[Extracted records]
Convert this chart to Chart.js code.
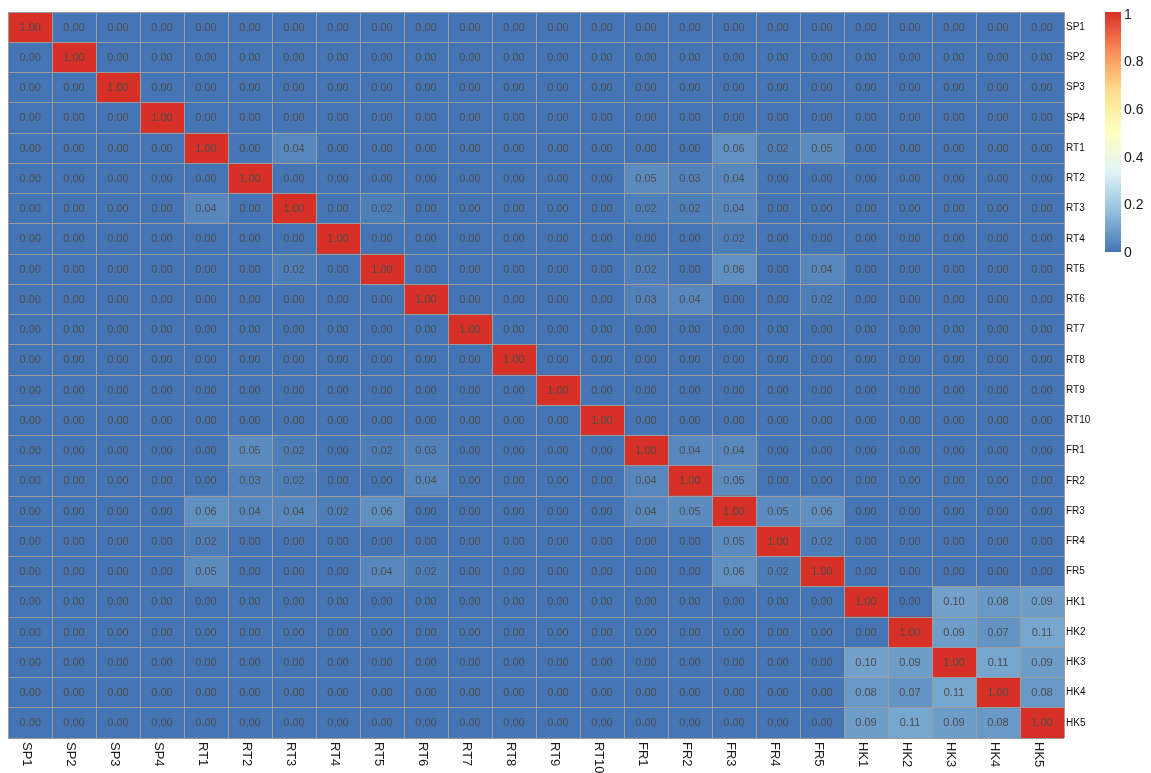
<!DOCTYPE html>
<html>
<head>
<meta charset="utf-8">
<title>Correlation heatmap</title>
<script src="https://cdn.jsdelivr.net/npm/chart.js@4.4.1/dist/chart.umd.min.js"></script>
<style>
  html, body { margin: 0; padding: 0; background: #ffffff; }
  #wrap { width: 1151px; height: 773px; }
</style>
</head>
<body>
<div id="wrap"><canvas id="heat" width="1151" height="773"></canvas></div>
<script>
// Sample labels (rows top-to-bottom, columns left-to-right)
const rowLabels = ['SP1','SP2','SP3','SP4',
  'RT1','RT2','RT3','RT4','RT5','RT6','RT7','RT8','RT9','RT10',
  'FR1','FR2','FR3','FR4','FR5',
  'HK1','HK2','HK3','HK4','HK5'];
const colLabels = rowLabels.slice();

// Pairwise values, one row per sample:   SP (4) | RT (10) | FR (5) | HK (5)
const values = [
  [1,0,0,0,  0,0,0,0,0,0,0,0,0,0,  0,0,0,0,0,  0,0,0,0,0],
  [0,1,0,0,  0,0,0,0,0,0,0,0,0,0,  0,0,0,0,0,  0,0,0,0,0],
  [0,0,1,0,  0,0,0,0,0,0,0,0,0,0,  0,0,0,0,0,  0,0,0,0,0],
  [0,0,0,1,  0,0,0,0,0,0,0,0,0,0,  0,0,0,0,0,  0,0,0,0,0],
  [0,0,0,0,  1,0,0.04,0,0,0,0,0,0,0,  0,0,0.06,0.02,0.05,  0,0,0,0,0],
  [0,0,0,0,  0,1,0,0,0,0,0,0,0,0,  0.05,0.03,0.04,0,0,  0,0,0,0,0],
  [0,0,0,0,  0.04,0,1,0,0.02,0,0,0,0,0,  0.02,0.02,0.04,0,0,  0,0,0,0,0],
  [0,0,0,0,  0,0,0,1,0,0,0,0,0,0,  0,0,0.02,0,0,  0,0,0,0,0],
  [0,0,0,0,  0,0,0.02,0,1,0,0,0,0,0,  0.02,0,0.06,0,0.04,  0,0,0,0,0],
  [0,0,0,0,  0,0,0,0,0,1,0,0,0,0,  0.03,0.04,0,0,0.02,  0,0,0,0,0],
  [0,0,0,0,  0,0,0,0,0,0,1,0,0,0,  0,0,0,0,0,  0,0,0,0,0],
  [0,0,0,0,  0,0,0,0,0,0,0,1,0,0,  0,0,0,0,0,  0,0,0,0,0],
  [0,0,0,0,  0,0,0,0,0,0,0,0,1,0,  0,0,0,0,0,  0,0,0,0,0],
  [0,0,0,0,  0,0,0,0,0,0,0,0,0,1,  0,0,0,0,0,  0,0,0,0,0],
  [0,0,0,0,  0,0.05,0.02,0,0.02,0.03,0,0,0,0,  1,0.04,0.04,0,0,  0,0,0,0,0],
  [0,0,0,0,  0,0.03,0.02,0,0,0.04,0,0,0,0,  0.04,1,0.05,0,0,  0,0,0,0,0],
  [0,0,0,0,  0.06,0.04,0.04,0.02,0.06,0,0,0,0,0,  0.04,0.05,1,0.05,0.06,  0,0,0,0,0],
  [0,0,0,0,  0.02,0,0,0,0,0,0,0,0,0,  0,0,0.05,1,0.02,  0,0,0,0,0],
  [0,0,0,0,  0.05,0,0,0,0.04,0.02,0,0,0,0,  0,0,0.06,0.02,1,  0,0,0,0,0],
  [0,0,0,0,  0,0,0,0,0,0,0,0,0,0,  0,0,0,0,0,  1,0,0.10,0.08,0.09],
  [0,0,0,0,  0,0,0,0,0,0,0,0,0,0,  0,0,0,0,0,  0,1,0.09,0.07,0.11],
  [0,0,0,0,  0,0,0,0,0,0,0,0,0,0,  0,0,0,0,0,  0.10,0.09,1,0.11,0.09],
  [0,0,0,0,  0,0,0,0,0,0,0,0,0,0,  0,0,0,0,0,  0.08,0.07,0.11,1,0.08],
  [0,0,0,0,  0,0,0,0,0,0,0,0,0,0,  0,0,0,0,0,  0.09,0.11,0.09,0.08,1]
];

// Colour-bar ticks
const legendTicks = [0, 0.2, 0.4, 0.6, 0.8, 1];

// Diverging blue-yellow-red ramp (low -> high)
const ramp = ['#4575B4','#91BFDB','#E0F3F8','#FFFFBF','#FEE090','#FC8D59','#D73027'];

function hexToRgb(h) {
  const n = parseInt(h.slice(1), 16);
  return [(n >> 16) & 255, (n >> 8) & 255, n & 255];
}
const rampRgb = ramp.map(hexToRgb);
function colourFor(v) {
  const t = Math.max(0, Math.min(1, v)) * (rampRgb.length - 1);
  const i = Math.min(Math.floor(t), rampRgb.length - 2);
  const f = t - i;
  const a = rampRgb[i], b = rampRgb[i + 1];
  const c = a.map((x, k) => Math.round(x + (b[k] - x) * f));
  return 'rgb(' + c.join(',') + ')';
}

const FONT = '"Liberation Sans", Arial, Helvetica, sans-serif';
const GRID = '#9d9d9d';

// One floating-bar dataset per column: each bar spans [j, j+1] on the x scale
const datasets = colLabels.map((name, j) => ({
  label: name,
  data: rowLabels.map(() => [j, j + 1]),
  backgroundColor: rowLabels.map((r, i) => colourFor(values[i][j])),
  borderWidth: 0,
  barPercentage: 1,
  categoryPercentage: 1,
  grouped: false
}));

// Value text inside each cell, column names below, colour bar on the right
const heatDecor = {
  id: 'heatDecor',
  afterDatasetsDraw(chart) {
    const ctx = chart.ctx;
    ctx.save();
    ctx.font = '11px ' + FONT;
    ctx.fillStyle = '#4d4d4d';
    ctx.textAlign = 'center';
    ctx.textBaseline = 'middle';
    chart.data.datasets.forEach((ds, j) => {
      chart.getDatasetMeta(j).data.forEach((el, i) => {
        const p = el.getCenterPoint();
        ctx.fillText(values[i][j].toFixed(2), p.x, p.y + 0.5);
      });
    });
    ctx.restore();
  },
  afterDraw(chart) {
    const ctx = chart.ctx;
    const xs = chart.scales.x;
    const area = chart.chartArea;
    ctx.save();
    // column labels, rotated to read downward
    ctx.font = '13px ' + FONT;
    ctx.fillStyle = '#1a1a1a';
    ctx.textAlign = 'left';
    ctx.textBaseline = 'middle';
    colLabels.forEach((name, j) => {
      const x = xs.getPixelForValue(j + 0.5) - 3;
      ctx.save();
      ctx.translate(x, area.bottom + 4);
      ctx.rotate(Math.PI / 2);
      ctx.fillText(name, 0, 0);
      ctx.restore();
    });

    // colour bar
    const barX = 1105, barW = 16, barTop = 12, barBottom = 252;
    const g = ctx.createLinearGradient(0, barBottom, 0, barTop);
    ramp.forEach((c, k) => g.addColorStop(k / (ramp.length - 1), c));
    ctx.fillStyle = g;
    ctx.fillRect(barX, barTop, barW, barBottom - barTop);
    ctx.font = '14px ' + FONT;
    ctx.fillStyle = '#1a1a1a';
    ctx.textAlign = 'left';
    ctx.textBaseline = 'middle';
    legendTicks.forEach(v => {
      const y = 253 - v * 238;
      ctx.fillText(String(v), barX + barW + 3, y);
    });
    ctx.restore();
  }
};

new Chart(document.getElementById('heat'), {
  type: 'bar',
  data: { labels: rowLabels, datasets },
  options: {
    indexAxis: 'y',
    responsive: false,
    animation: false,
    events: [],
    layout: { padding: { left: 8, top: 12, right: 0, bottom: 0 } },
    plugins: { legend: { display: false }, tooltip: { enabled: false } },
    scales: {
      x: {
        type: 'linear',
        position: 'bottom',
        min: 0,
        max: colLabels.length,
        ticks: { display: false, stepSize: 1 },
        grid: { color: GRID, lineWidth: 1, drawTicks: false, z: 1 },
        border: { display: false },
        afterFit(scale) { scale.height = 35; }
      },
      y: {
        type: 'category',
        position: 'right',
        offset: true,
        grid: { color: GRID, lineWidth: 1, offset: true, drawTicks: false, z: 1 },
        border: { display: false },
        ticks: {
          font: { family: FONT, size: 10 },
          color: '#111111',
          padding: 2,
          autoSkip: false
        },
        afterFit(scale) { scale.width = 87; }
      }
    }
  },
  plugins: [heatDecor]
});
</script>
</body>
</html>
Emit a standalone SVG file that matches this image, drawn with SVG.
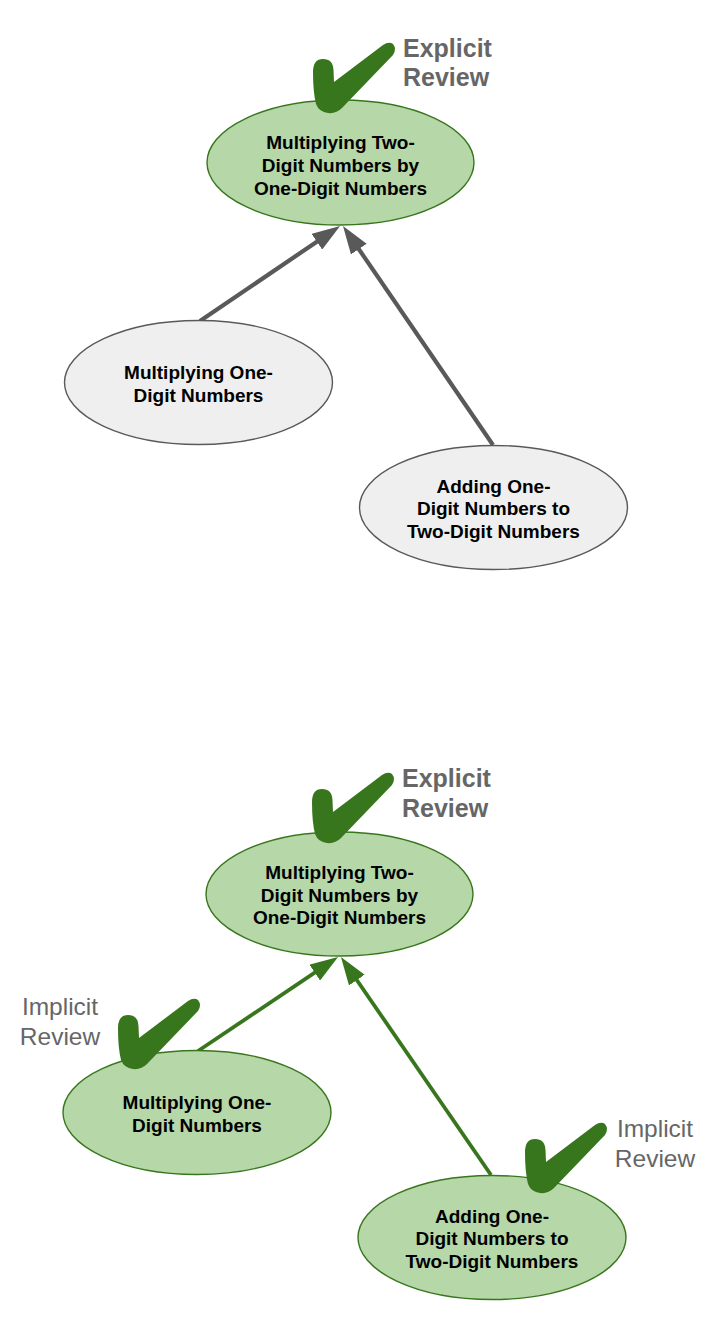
<svg xmlns="http://www.w3.org/2000/svg" xmlns:xlink="http://www.w3.org/1999/xlink" width="720" height="1343" viewBox="0 0 720 1343">
<style>
.bg{fill:#ffffff}
.gn{fill:#b6d7a8;stroke:#38761d;stroke-width:1.4}
.gy{fill:#efefef;stroke:#595959;stroke-width:1.4}
.nt{font-family:"Liberation Sans",Arial,sans-serif;font-size:19px;font-weight:bold;fill:#000;text-anchor:middle}
.ex{font-family:"Liberation Sans",Arial,sans-serif;font-size:25px;font-weight:bold;fill:#666666}
.im{font-family:"Liberation Sans",Arial,sans-serif;font-size:24.5px;fill:#666666;text-anchor:middle}
.cg{stroke:#595959;stroke-width:4.2;fill:none}
.cgr{stroke:#38761d;stroke-width:3.8;fill:none}
.chk{fill:#38761d}
</style>
<defs>
<marker id="ahg" viewBox="0 0 28 19" refX="8" refY="9.5" markerWidth="28" markerHeight="19" markerUnits="userSpaceOnUse" orient="auto">
<path d="M0,0 L28,9.5 L0,19 Z" fill="#595959"/>
</marker>
<marker id="ahgr" viewBox="0 0 28 19" refX="8" refY="9.5" markerWidth="28" markerHeight="19" markerUnits="userSpaceOnUse" orient="auto">
<path d="M0,0 L28,9.5 L0,19 Z" fill="#38761d"/>
</marker>
<path id="check" class="chk" d="M 0 30 Q 0 17 10 17 Q 20 17 20.5 28 L 21 40 L 70 3 Q 76 -1 80 2 Q 84 7 80 13 L 29 66 Q 23 72 15 71 Q 6 70 3 62 Q 0 50 0 30 Z"/>
</defs>
<rect class="bg" x="0" y="0" width="720" height="1343"/>

<g id="connectors">
<line class="cg" x1="200" y1="321" x2="323.5" y2="237.2" marker-end="url(#ahg)"/>
<line class="cg" x1="493" y1="445" x2="354.3" y2="242.5" marker-end="url(#ahg)"/>
<line class="cgr" x1="198" y1="1051" x2="321.4" y2="968.2" marker-end="url(#ahgr)"/>
<line class="cgr" x1="491" y1="1175" x2="352.3" y2="973.5" marker-end="url(#ahgr)"/>
</g>

<g id="top-target">
<ellipse class="gn" cx="340.5" cy="162.5" rx="133.5" ry="62.5"/>
<text class="nt" x="340.5" y="149">Multiplying Two-</text>
<text class="nt" x="340.5" y="172">Digit Numbers by</text>
<text class="nt" x="340.5" y="195">One-Digit Numbers</text>
</g>
<g id="top-explicit">
<use xlink:href="#check" x="313" y="42"/>
<text class="ex" x="403" y="57">Explicit</text>
<text class="ex" x="403" y="86">Review</text>
</g>
<g id="top-mult-one">
<ellipse class="gy" cx="198.5" cy="382.5" rx="134" ry="62"/>
<text class="nt" x="198.5" y="379">Multiplying One-</text>
<text class="nt" x="198.5" y="402">Digit Numbers</text>
</g>
<g id="top-adding">
<ellipse class="gy" cx="493.5" cy="507.5" rx="134" ry="62"/>
<text class="nt" x="493.5" y="492.5">Adding One-</text>
<text class="nt" x="493.5" y="515">Digit Numbers to</text>
<text class="nt" x="493.5" y="537.5">Two-Digit Numbers</text>
</g>

<g id="bottom-target">
<ellipse class="gn" cx="339.5" cy="894" rx="133.5" ry="62"/>
<text class="nt" x="339.5" y="879">Multiplying Two-</text>
<text class="nt" x="339.5" y="901.5">Digit Numbers by</text>
<text class="nt" x="339.5" y="924">One-Digit Numbers</text>
</g>
<g id="bottom-explicit">
<use xlink:href="#check" x="312" y="772"/>
<text class="ex" x="402" y="787">Explicit</text>
<text class="ex" x="402" y="817">Review</text>
</g>
<g id="bottom-mult-one">
<ellipse class="gn" cx="197" cy="1112.5" rx="134" ry="62"/>
<text class="nt" x="197" y="1109">Multiplying One-</text>
<text class="nt" x="197" y="1132">Digit Numbers</text>
</g>
<g id="bottom-implicit-left">
<use xlink:href="#check" x="118" y="998"/>
<text class="im" x="60" y="1015">Implicit</text>
<text class="im" x="60" y="1045">Review</text>
</g>
<g id="bottom-adding">
<ellipse class="gn" cx="492" cy="1237.5" rx="134" ry="62"/>
<text class="nt" x="492" y="1222.5">Adding One-</text>
<text class="nt" x="492" y="1245">Digit Numbers to</text>
<text class="nt" x="492" y="1267.5">Two-Digit Numbers</text>
</g>
<g id="bottom-implicit-right">
<use xlink:href="#check" x="525" y="1122"/>
<text class="im" x="655" y="1137">Implicit</text>
<text class="im" x="655" y="1167">Review</text>
</g>
</svg>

◆ **Exercise prompt**:
Pull out all lines of the data with the string "this".

◆ **Reply**:
Convert this chart to Chart.js code.
Emit a standalone SVG file that matches this image, drawn with SVG.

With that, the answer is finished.